Waynesville’s slow march to a better South Main
A group of vacant, ramshackle buildings at an anchor intersection on South Main Street in Waynesville has been purchased, signaling continued revitalization could be in store for the rag-tag corridor.
South Main has witnessed a slow but steady transformation over the past three years, fueled in part by national chain stores and fast-food joints piggy-backing on the arrival of Super Walmart. The recession tempered predictions that South Main would become an overnight hotbed of commercial development, but Thomas Morgan, owner of Mountain Energy and its chain of convenience stores, gas stations and fast-food enterprises in the region, purchased the corner lot of South Main and Allens Creek. The corner was comprised of four lots of varying sizes and all owned by different parties — which Morgan amassed to pull off the deal.

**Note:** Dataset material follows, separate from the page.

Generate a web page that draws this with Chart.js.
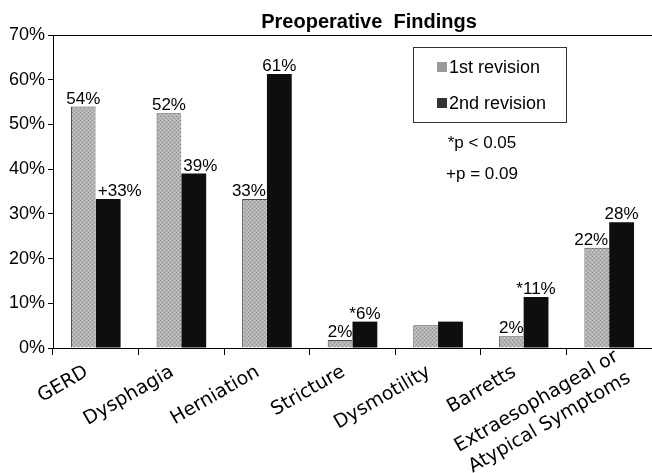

The sale price in total was $1.5 million for 1.3 acres, according to county property records. An empty building that once housed Carole’s Fine Foods and a vacant two-story cinderblock warehouse sit on the lot now.
The property is catty-corner to an existing Shell Station owned by Morgan. The parcels were purchased by a newly formed LLC called Mountain Star Development, for which Morgan is a key principle, according to N.C. Secretary of State filings. Morgan did not return messages seeking comment.
Rumors are flying over what might come to the intersection, and most involve a fast-food chain or two, given the size of the site.
No matter what gets built, it will be a marked aesthetic improvement, according to Fred Baker, Waynesville public works director and acting town planner. The town’s smart growth principles require new commercial development to uphold basic architectural and landscaping standards, including sidewalks and street trees.
Related Items
“It is still going to be corporate architecture,” said Baker, referencing the likelihood of fast-food joints coming to the site. “But they will be creating a public zone. You’ll have a sidewalk that didn’t exist and trees that separate the sidewalk from the street.”
The South Main of old was an amorphous sea of asphalt, with parking lots morphing into the street. As lots redevelop, the interface with the street must include defined curbs and a single parking lot entrance, limited to right turns in and out of businesses except at lights.
“We are getting some access management we didn’t get before. Things are getting better organized for the density,” Baker said.
The streetscape is improving in patchwork fashion as new businesses crop up, but over time South Main will see a unified, improved look, he said.
South Main fell into decline after the Dayco rubber plant shut down in the mid-1990s, laying off more than 1,000 workers. Mom-and-pops that once catered to Dayco’s blue-collar workforce soon began to close.
South Main devolved into an eyesore: a hodge-podge of run-down buildings, cracked parking lots over-grown with weeds and a hulking, shuttered factory deemed a Superfund site due to environmental contamination.
When Dayco was bulldozed to make way for the Super Walmart shopping complex in 2008, it was heralded as the beginning of a commercial renaissance — albeit of the fast-food and chain store variety — but revitalization stalled out of the gate.
While the recession stymied South Main from taking off, it’s seen a clear uptick in activity in the past couple of years.
• Belk department store, Michael’s craft store, Rack Room shoes and Pet Smart opened in 2012.
• Old Town Bank and a new Waynesville liquor store opened in 2013.
• A Taco Bell and Mattress Firm opened earlier this year, with the lots where they were built going for a total of $900,000.
The town commissioned a street study in 2012 to set the stage for how the corridor should be developed to make it more pedestrian-friendly and aesthetically appealing. A make-over hinges on two key ingredients: commercial development and a big-ticket street redesign by the Department of Transportation.
Until traffic congestion gets bad enough, which depends on more commercial development, DOT is unlikely to take on a total street redesign.
“I don’t think you will see much implementation of the corridor plan until you see some redevelopment,” Baker said.